The Daily Mail calls the Murray-Kyrgios dynamic "more of a bromance than a rivalry", while Eurosport, CNN and The Daily Telegraph are among other publications to use the B-word. Naturally, all of them quote Kyrgios' pre-match remark: "It was love at first sight."

After all that, there was a little space left over in the papers to discuss the tennis, with Pat Cash, the 1987 champion, writing in The Times about how Novak Djokovic's departure from The Championships ought to see Murray scoring this title again.

"Murray has got so many things going for him at the moment and I'm convinced he's a much better player now than when he won Wimbledon three years ago," the Australian observed. "Regardless of what he may be thinking at the moment, if he isn't champion again by this time next week, then he will see it as the title that got away."

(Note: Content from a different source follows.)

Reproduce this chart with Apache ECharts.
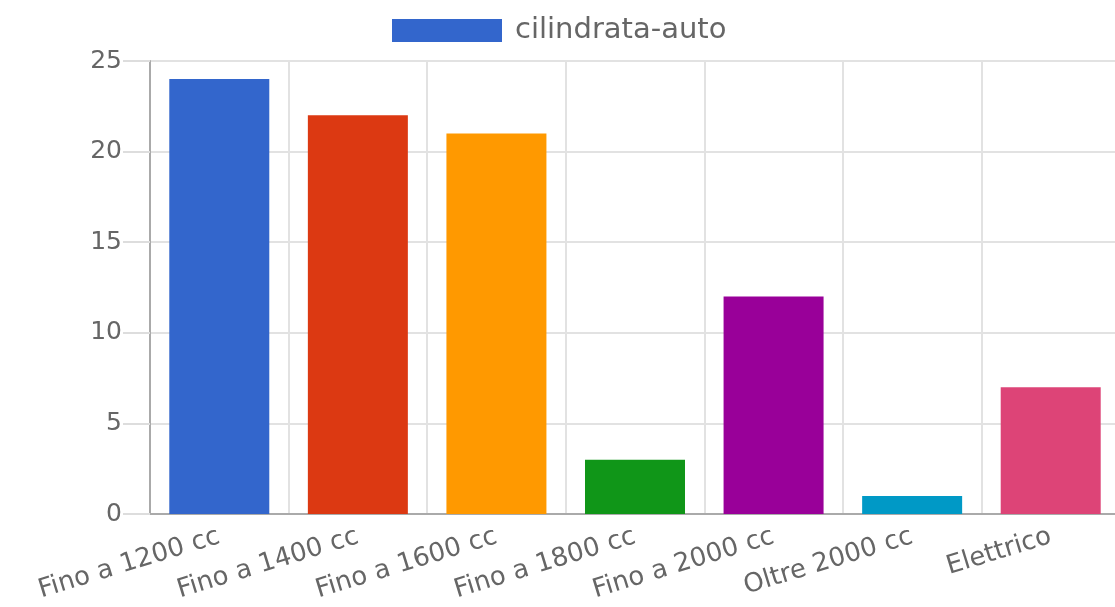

What Murray mustn't do, Cash wrote, is get ahead of himself: "Taking anything for granted in top-flight sport is a recipe for failure and so Murray must focus on nothing more than his next match and that will be by far his most difficult yet in the tournament."

Another Australian great, Pat Rafter, told readers of The Daily Telegraph how "Nick is one of the worst fourth-round draws you can get".

"I have been watching him since he was 15," the former Wimbledon finalist wrote. "I saw his first match at the Australian Open and thought, 'this kid could be good'- but did not think he would be this good. He was just a punk. He would have some fun. I think he was trying to find his way, but he knows who he is now."

Two days after Djokovic lost to Sam Querrey, that result continues to provoke discussion. It's a subject that is being chewed over in the Swiss media. Roger Federer had been projected to meet Djokovic in the semi-finals. Now his path to an eighth Wimbledon title - which would put him one ahead of Pete Sampras - is looking substantially clearer.

"This is now a good chance for Federer, but a lot could depend on his physical strength and also whether he has confidence in his body," noted a Swiss newspaper, Tages Anzeiger. "He moves much better in his last match, against Dan Evans, but he hasn't been properly tested in defence yet."

Will Murray and Kyrgios embrace over the net at the end of their match? There's must be a decent chance of that. It wouldn't be the first hug of The Championships. We have already seen some post-match embraces at the All England Club this summer, including one from Russia's Svetlana Kuznetsova and America's Sloane Stephens.

That moment caught the attention of the New York Times: "Relations may be strained between Kuznetsova's native Russia and the United States, but she is conscious of her role as a symbol of shared values in sports that transcend political differences."